When the cam 12 moves to the lowest portion shown in FIG. 1, and downward force is transmitted to the first body member 11. The downward movement of the plunger member 18 is transmitted to the valve stem 14 through the medium of the hydraulic fluid within the pressure chamber 10. As the load of the valve spring 26 increases, the fluid pressure in the pressure chamber 20 will also increase. At this time, a slight leakage of fluid from the pressure chamber 20 occurs through a leakage clearance 27 between the plunger member 18 and the second body member 13 whereby the plunger member 18 is lowered into the second body member 13 to shorten the axial length of the valve lifter assembly 10. When the cam 12 moves upwardly from the position shown in FIG. 1, the first body member 11 is released from the downward force of the cam 12 and the load of the valve spring 26 decreases. Since the volume of the pressure chamber 20 is increased by the action of the spring 19, the fluid pressure in the pressure chamber 20 decreases, thereby permitting the check valve 22 to separate from its valve seat. As a result, the leakage through the clearance 27 is compensated thereby restoring the axial length of the valve lifter assembly 10 to the initial length.

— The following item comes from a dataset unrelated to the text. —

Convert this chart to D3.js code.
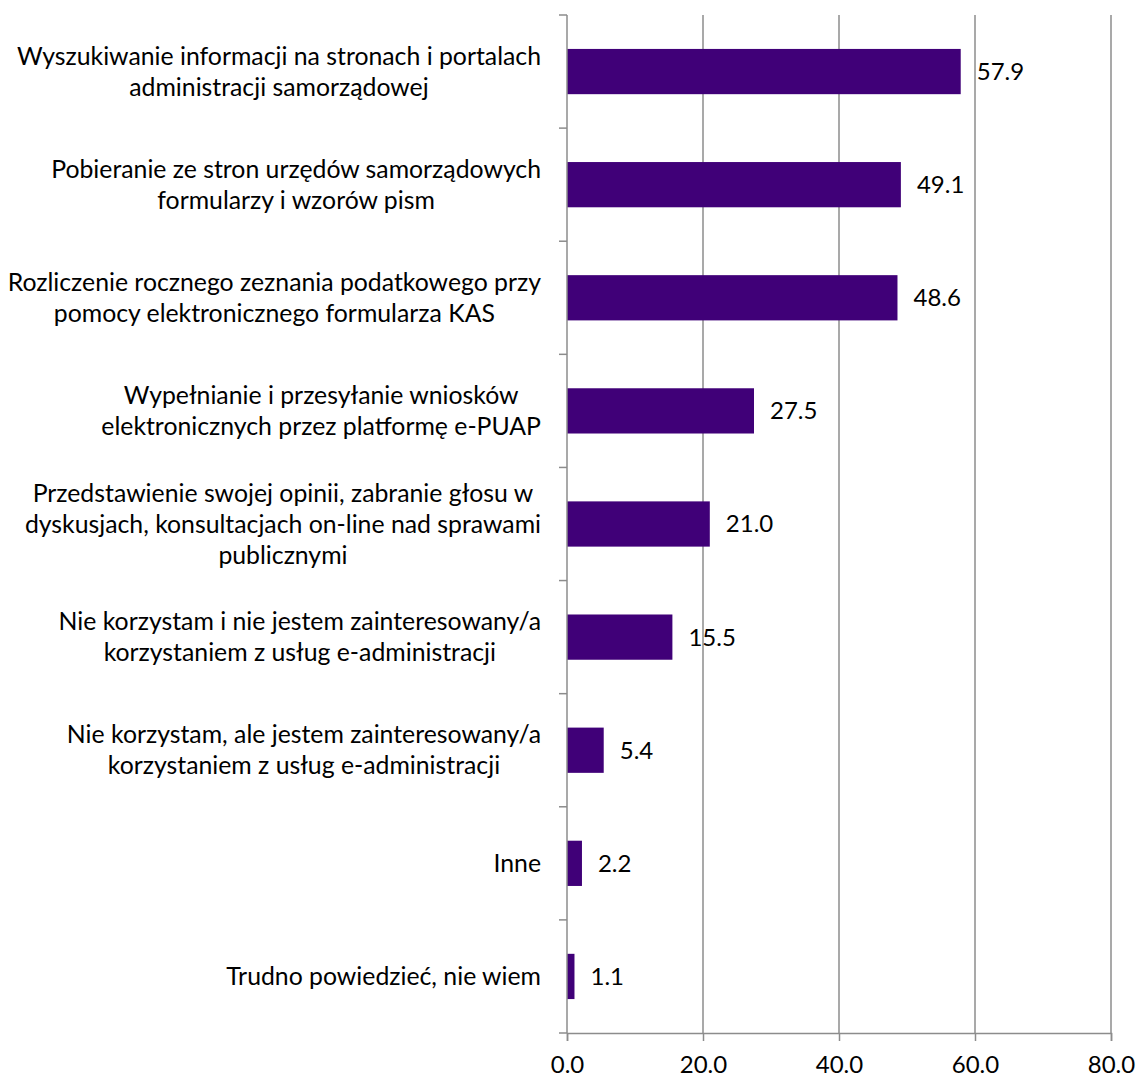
<!DOCTYPE html>
<html><head><meta charset="utf-8">
<script src="https://cdn.jsdelivr.net/npm/d3@7"></script>
<style>body{margin:0;background:#fff}svg{display:block}text{font-family:Lato,"Open Sans",sans-serif;fill:#000}</style>
</head><body>
<svg id="c" width="1136" height="1079"></svg>
<script>
const categories = [
  ["Wyszukiwanie informacji na stronach i portalach","administracji samorządowej"],
  ["Pobieranie ze stron urzędów samorządowych","formularzy i wzorów pism"],
  ["Rozliczenie rocznego zeznania podatkowego przy","pomocy elektronicznego formularza KAS"],
  ["Wypełnianie i przesyłanie wniosków","elektronicznych przez platformę e-PUAP"],
  ["Przedstawienie swojej opinii, zabranie głosu w","dyskusjach, konsultacjach on-line nad sprawami","publicznymi"],
  ["Nie korzystam i nie jestem zainteresowany/a","korzystaniem z usług e-administracji"],
  ["Nie korzystam, ale jestem zainteresowany/a","korzystaniem z usług e-administracji"],
  ["Inne"],
  ["Trudno powiedzieć, nie wiem"]
];
const values = [57.9, 49.1, 48.6, 27.5, 21.0, 15.5, 5.4, 2.2, 1.1];
const xTicks = [0, 20, 40, 60, 80];

(function(){
const svg = d3.select("#c");
const pL = 567, pR = 1111, pT = 15, pB = 1033;
const fsL = 24.8, fsN = 24, lh = 31;
const x = d3.scaleLinear().domain([0, 80]).range([pL, pR]);
const idx = d3.range(categories.length);
const y = d3.scaleBand().domain(idx).range([pT, pB]).paddingInner(0.6).paddingOuter(0.3);
const yb = d3.scaleBand().domain(idx).range([pT, pB]);
const grey = "#8c8c8c";

svg.append("g").selectAll("line").data(xTicks.slice(1)).join("line")
  .attr("x1", d => x(d)).attr("x2", d => x(d)).attr("y1", pT).attr("y2", pB)
  .attr("stroke", grey).attr("stroke-width", 1.5);

svg.append("g").selectAll("rect").data(values).join("rect")
  .attr("x", x(0)).attr("y", (d, i) => y(i)).attr("width", d => x(d) - x(0)).attr("height", y.bandwidth())
  .attr("fill", "#400078");

const xa = svg.append("g").attr("transform", `translate(0,${pB})`)
  .call(d3.axisBottom(x).tickValues(xTicks).tickFormat(d3.format(".1f")).tickSize(8).tickPadding(15));
xa.attr("font-family", null).attr("font-size", null);
xa.select(".domain").attr("stroke", grey).attr("stroke-width", 1.5);
xa.selectAll(".tick line").attr("stroke", grey).attr("stroke-width", 1.5);
xa.selectAll("text").style("font-size", fsN + "px").attr("fill", "#000");

const ya = svg.append("g");
ya.append("line").attr("x1", pL).attr("x2", pL).attr("y1", pT).attr("y2", pB).attr("stroke", grey).attr("stroke-width", 1.5);
ya.selectAll("line.t").data(d3.range(categories.length + 1)).join("line").attr("class", "t")
  .attr("x1", pL - 8).attr("x2", pL)
  .attr("y1", d => pT + d * yb.bandwidth()).attr("y2", d => pT + d * yb.bandwidth())
  .attr("stroke", grey).attr("stroke-width", 1.5);

svg.append("g").selectAll("text").data(values).join("text")
  .attr("x", d => x(d) + 16).attr("y", (d, i) => y(i) + y.bandwidth() / 2)
  .attr("dy", "0.35em").style("font-size", fsN + "px").text(d => d3.format(".1f")(d));

const labelRight = 541;
categories.forEach((lines, i) => {
  const g = svg.append("g");
  const cy = y(i) + y.bandwidth() / 2;
  const t = g.selectAll("text").data(lines).join("text")
    .attr("y", (d, j) => cy + (j - (lines.length - 1) / 2) * lh)
    .attr("dy", "0.35em").style("font-size", fsL + "px").attr("text-anchor", "middle").text(d => d);
  let w = 0; t.each(function(){ w = Math.max(w, this.getComputedTextLength()); });
  t.attr("x", labelRight - w / 2);
});
})();
</script>
</body></html>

In the conventional valve lifter assembly 10, it is apparent from FIG. 1 that the inner support member 15 secured on the inner circumferential wall of the first body member 11 is provided with the cylindrical portion 17 guiding the second body member 13 and defines the oil channel 24 supplying lubricating oil to the first reservoir chamber 21. Furthermore, the inner support member 15 is provided with the frustum portion or the conical portion 16. Therefore, when air enters into the reservoir chambers 21, 25 from the outside, the air remains above the frustum portion 16 of the inner support member 15 so that the air is not discharged to the outside through the clearance between the sliding surfaces of the cylindrical portion 17 and the second body member 13. Accordingly, since the air is intermixed with the oil in the first reservoir chamber 21, the air may further enter into the pressure chamber 20 with the result that the rigidity of the valve lifter assembly 10 will disappear and a striking sound of the engine valve will be produced. In the situation where the valve lifter 10 is mounted in an engine in an inclined condition with respect thereto, the level at which the air remains in the reservoir chamber 21 is the same level at which the check valve 22 is positioned, making it possible for air to enter into the pressure chamber 20.